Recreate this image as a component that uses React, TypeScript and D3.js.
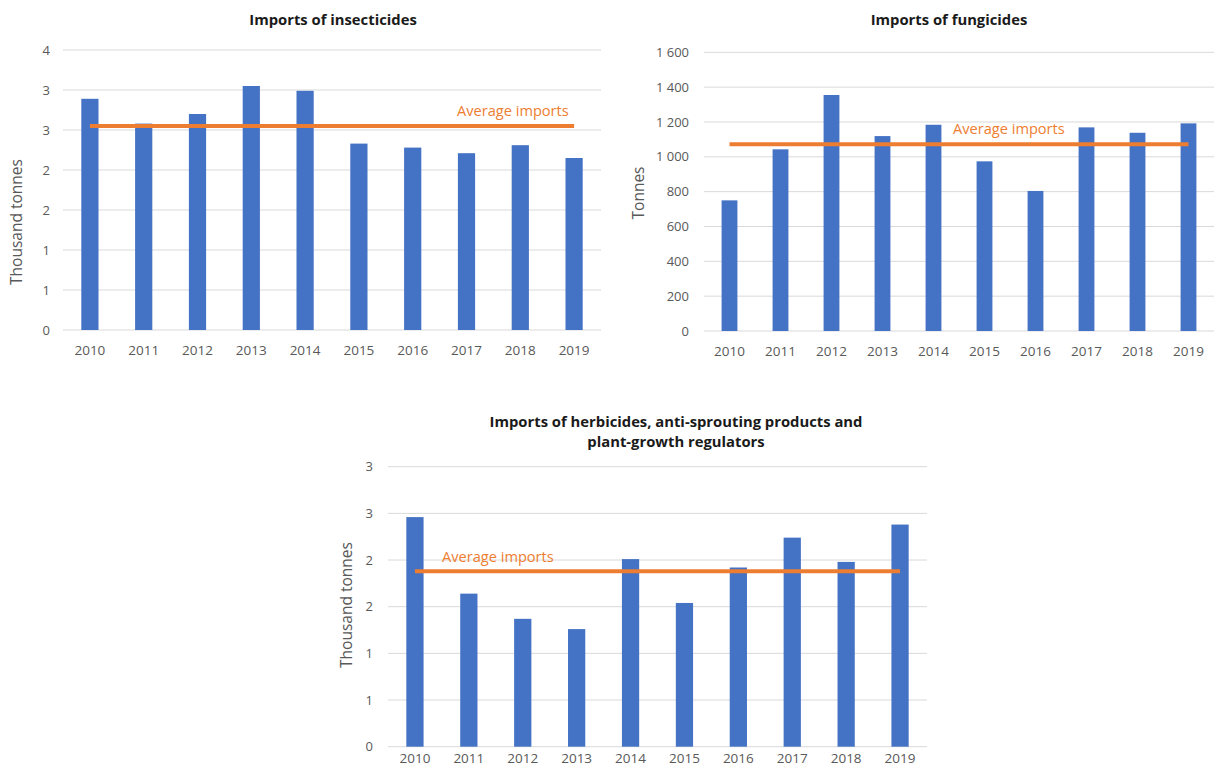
import React from "react";
import * as d3 from "d3";

const years = ["2010", "2011", "2012", "2013", "2014", "2015", "2016", "2017", "2018", "2019"];

const insecticides = [2.89, 2.58, 2.7, 3.05, 2.99, 2.33, 2.28, 2.21, 2.31, 2.15];
const fungicides = [750, 1043, 1355, 1119, 1184, 974, 804, 1169, 1138, 1192];
const herbicides = [2.46, 1.64, 1.37, 1.26, 2.01, 1.54, 1.92, 2.24, 1.98, 2.38];

const insectTicks = [0, 0.5, 1, 1.5, 2, 2.5, 3, 3.5];
const insectTickLabels = ["0", "1", "1", "2", "2", "3", "3", "4"];
const fungTicks = [0, 200, 400, 600, 800, 1000, 1200, 1400, 1600];
const fungTickLabels = ["0", "200", "400", "600", "800", "1 000", "1 200", "1 400", "1 600"];
const herbTicks = [0, 0.5, 1, 1.5, 2, 2.5, 3];
const herbTickLabels = ["0", "1", "1", "2", "2", "3", "3"];

const FONT = "'Open Sans', 'Liberation Sans', sans-serif";
const BAR = "#4472C4";
const AVG = "#ED7D31";
const GRID = "#D9D9D9";
const TXT = "#595959";

type Spec = {
  values: number[];
  ticks: number[];
  tickLabels: string[];
  yMax: number;
  x0: number;
  x1: number;
  yBottom: number;
  yTop: number;
  labelRight: number;
  titleLines: string[];
  titleX: number;
  titleY: number;
  axisTitle: string;
  axisTitleX: number;
  axisTitleY: number;
  xLabelY: number;
  avgLabelX: number;
  avgLabelY: number;
  padInner: number;
};

function BarChart({ s }: { s: Spec }) {
  const x = d3
    .scaleBand<string>()
    .domain(years)
    .range([s.x0, s.x1])
    .paddingInner(s.padInner)
    .paddingOuter(s.padInner / 2);
  const y = d3.scaleLinear().domain([0, s.yMax]).range([s.yBottom, s.yTop]);
  const avg = d3.mean(s.values) as number;
  const first = (x(years[0]) as number) + x.bandwidth() / 2;
  const last = (x(years[years.length - 1]) as number) + x.bandwidth() / 2;
  return (
    <g fontFamily={FONT}>
      {s.titleLines.map((t, i) => (
        <text
          key={t}
          x={s.titleX}
          y={s.titleY + i * 20}
          textAnchor="middle"
          fontWeight="bold"
          fontSize={14.8}
          fill="#1a1a1a"
        >
          {t}
        </text>
      ))}
      {s.ticks.map((t, i) => (
        <g key={t}>
          <line x1={s.x0} x2={s.x1} y1={y(t)} y2={y(t)} stroke={GRID} strokeWidth={1} />
          <text x={s.labelRight} y={y(t)} dy="0.35em" textAnchor="end" fontSize={13} fill={TXT}>
            {s.tickLabels[i]}
          </text>
        </g>
      ))}
      {s.values.map((v, i) => (
        <rect
          key={years[i]}
          x={x(years[i])}
          width={x.bandwidth()}
          y={y(v)}
          height={y(0) - y(v)}
          fill={BAR}
        />
      ))}
      {years.map((yr) => (
        <text
          key={yr}
          x={(x(yr) as number) + x.bandwidth() / 2}
          y={s.xLabelY}
          textAnchor="middle"
          fontSize={13.5}
          fill={TXT}
        >
          {yr}
        </text>
      ))}
      <line x1={first} x2={last} y1={y(avg)} y2={y(avg)} stroke={AVG} strokeWidth={4} />
      <text x={s.avgLabelX} y={s.avgLabelY} fontSize={14.6} fill={AVG}>
        Average imports
      </text>
      <text
        transform={`translate(${s.axisTitleX},${s.axisTitleY}) rotate(-90)`}
        textAnchor="middle"
        dy="0.35em"
        fontSize={15.5}
        fill={TXT}
      >
        {s.axisTitle}
      </text>
    </g>
  );
}

const specs: Spec[] = [
  {
    values: insecticides,
    ticks: insectTicks,
    tickLabels: insectTickLabels,
    yMax: 3.5,
    x0: 63,
    x1: 601,
    yBottom: 330,
    yTop: 50,
    labelRight: 50,
    titleLines: ["Imports of insecticides"],
    titleX: 333,
    titleY: 25,
    axisTitle: "Thousand tonnes",
    axisTitleX: 17,
    axisTitleY: 222,
    xLabelY: 355,
    avgLabelX: 457,
    avgLabelY: 116,
    padInner: 0.68,
  },
  {
    values: fungicides,
    ticks: fungTicks,
    tickLabels: fungTickLabels,
    yMax: 1600,
    x0: 704,
    x1: 1214,
    yBottom: 331,
    yTop: 52.3,
    labelRight: 689,
    titleLines: ["Imports of fungicides"],
    titleX: 949,
    titleY: 25,
    axisTitle: "Tonnes",
    axisTitleX: 639,
    axisTitleY: 193,
    xLabelY: 356,
    avgLabelX: 953,
    avgLabelY: 134,
    padInner: 0.69,
  },
  {
    values: herbicides,
    ticks: herbTicks,
    tickLabels: herbTickLabels,
    yMax: 3,
    x0: 388,
    x1: 927,
    yBottom: 746.7,
    yTop: 466.7,
    labelRight: 373,
    titleLines: ["Imports of herbicides, anti-sprouting products and", "plant-growth regulators"],
    titleX: 676,
    titleY: 427,
    axisTitle: "Thousand tonnes",
    axisTitleX: 347,
    axisTitleY: 605,
    xLabelY: 763,
    avgLabelX: 442,
    avgLabelY: 562,
    padInner: 0.68,
  },
];

export default function App() {
  return (
    <svg
      width={1214}
      height={774}
      style={{ position: "absolute", left: 0, top: 0, background: "#fff" }}
    >
      <rect width={1214} height={774} fill="#fff" />
      {specs.map((s, i) => (
        <BarChart key={i} s={s} />
      ))}
    </svg>
  );
}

EXERCISE DIRECTIONS =
Each line above is to be copied verbatim. Drop any image from the copy.

WRITTEN ANSWER =
Recreate this image as a component that uses React, TypeScript and D3.js.
import React from "react";
import * as d3 from "d3";

const years = ["2010", "2011", "2012", "2013", "2014", "2015", "2016", "2017", "2018", "2019"];

const insecticides = [2.89, 2.58, 2.7, 3.05, 2.99, 2.33, 2.28, 2.21, 2.31, 2.15];
const fungicides = [750, 1043, 1355, 1119, 1184, 974, 804, 1169, 1138, 1192];
const herbicides = [2.46, 1.64, 1.37, 1.26, 2.01, 1.54, 1.92, 2.24, 1.98, 2.38];

const insectTicks = [0, 0.5, 1, 1.5, 2, 2.5, 3, 3.5];
const insectTickLabels = ["0", "1", "1", "2", "2", "3", "3", "4"];
const fungTicks = [0, 200, 400, 600, 800, 1000, 1200, 1400, 1600];
const fungTickLabels = ["0", "200", "400", "600", "800", "1 000", "1 200", "1 400", "1 600"];
const herbTicks = [0, 0.5, 1, 1.5, 2, 2.5, 3];
const herbTickLabels = ["0", "1", "1", "2", "2", "3", "3"];

const FONT = "'Open Sans', 'Liberation Sans', sans-serif";
const BAR = "#4472C4";
const AVG = "#ED7D31";
const GRID = "#D9D9D9";
const TXT = "#595959";

type Spec = {
  values: number[];
  ticks: number[];
  tickLabels: string[];
  yMax: number;
  x0: number;
  x1: number;
  yBottom: number;
  yTop: number;
  labelRight: number;
  titleLines: string[];
  titleX: number;
  titleY: number;
  axisTitle: string;
  axisTitleX: number;
  axisTitleY: number;
  xLabelY: number;
  avgLabelX: number;
  avgLabelY: number;
  padInner: number;
};

function BarChart({ s }: { s: Spec }) {
  const x = d3
    .scaleBand<string>()
    .domain(years)
    .range([s.x0, s.x1])
    .paddingInner(s.padInner)
    .paddingOuter(s.padInner / 2);
  const y = d3.scaleLinear().domain([0, s.yMax]).range([s.yBottom, s.yTop]);
  const avg = d3.mean(s.values) as number;
  const first = (x(years[0]) as number) + x.bandwidth() / 2;
  const last = (x(years[years.length - 1]) as number) + x.bandwidth() / 2;
  return (
    <g fontFamily={FONT}>
      {s.titleLines.map((t, i) => (
        <text
          key={t}
          x={s.titleX}
          y={s.titleY + i * 20}
          textAnchor="middle"
          fontWeight="bold"
          fontSize={14.8}
          fill="#1a1a1a"
        >
          {t}
        </text>
      ))}
      {s.ticks.map((t, i) => (
        <g key={t}>
          <line x1={s.x0} x2={s.x1} y1={y(t)} y2={y(t)} stroke={GRID} strokeWidth={1} />
          <text x={s.labelRight} y={y(t)} dy="0.35em" textAnchor="end" fontSize={13} fill={TXT}>
            {s.tickLabels[i]}
          </text>
        </g>
      ))}
      {s.values.map((v, i) => (
        <rect
          key={years[i]}
          x={x(years[i])}
          width={x.bandwidth()}
          y={y(v)}
          height={y(0) - y(v)}
          fill={BAR}
        />
      ))}
      {years.map((yr) => (
        <text
          key={yr}
          x={(x(yr) as number) + x.bandwidth() / 2}
          y={s.xLabelY}
          textAnchor="middle"
          fontSize={13.5}
          fill={TXT}
        >
          {yr}
        </text>
      ))}
      <line x1={first} x2={last} y1={y(avg)} y2={y(avg)} stroke={AVG} strokeWidth={4} />
      <text x={s.avgLabelX} y={s.avgLabelY} fontSize={14.6} fill={AVG}>
        Average imports
      </text>
      <text
        transform={`translate(${s.axisTitleX},${s.axisTitleY}) rotate(-90)`}
        textAnchor="middle"
        dy="0.35em"
        fontSize={15.5}
        fill={TXT}
      >
        {s.axisTitle}
      </text>
    </g>
  );
}

const specs: Spec[] = [
  {
    values: insecticides,
    ticks: insectTicks,
    tickLabels: insectTickLabels,
    yMax: 3.5,
    x0: 63,
    x1: 601,
    yBottom: 330,
    yTop: 50,
    labelRight: 50,
    titleLines: ["Imports of insecticides"],
    titleX: 333,
    titleY: 25,
    axisTitle: "Thousand tonnes",
    axisTitleX: 17,
    axisTitleY: 222,
    xLabelY: 355,
    avgLabelX: 457,
    avgLabelY: 116,
    padInner: 0.68,
  },
  {
    values: fungicides,
    ticks: fungTicks,
    tickLabels: fungTickLabels,
    yMax: 1600,
    x0: 704,
    x1: 1214,
    yBottom: 331,
    yTop: 52.3,
    labelRight: 689,
    titleLines: ["Imports of fungicides"],
    titleX: 949,
    titleY: 25,
    axisTitle: "Tonnes",
    axisTitleX: 639,
    axisTitleY: 193,
    xLabelY: 356,
    avgLabelX: 953,
    avgLabelY: 134,
    padInner: 0.69,
  },
  {
    values: herbicides,
    ticks: herbTicks,
    tickLabels: herbTickLabels,
    yMax: 3,
    x0: 388,
    x1: 927,
    yBottom: 746.7,
    yTop: 466.7,
    labelRight: 373,
    titleLines: ["Imports of herbicides, anti-sprouting products and", "plant-growth regulators"],
    titleX: 676,
    titleY: 427,
    axisTitle: "Thousand tonnes",
    axisTitleX: 347,
    axisTitleY: 605,
    xLabelY: 763,
    avgLabelX: 442,
    avgLabelY: 562,
    padInner: 0.68,
  },
];

export default function App() {
  return (
    <svg
      width={1214}
      height={774}
      style={{ position: "absolute", left: 0, top: 0, background: "#fff" }}
    >
      <rect width={1214} height={774} fill="#fff" />
      {specs.map((s, i) => (
        <BarChart key={i} s={s} />
      ))}
    </svg>
  );
}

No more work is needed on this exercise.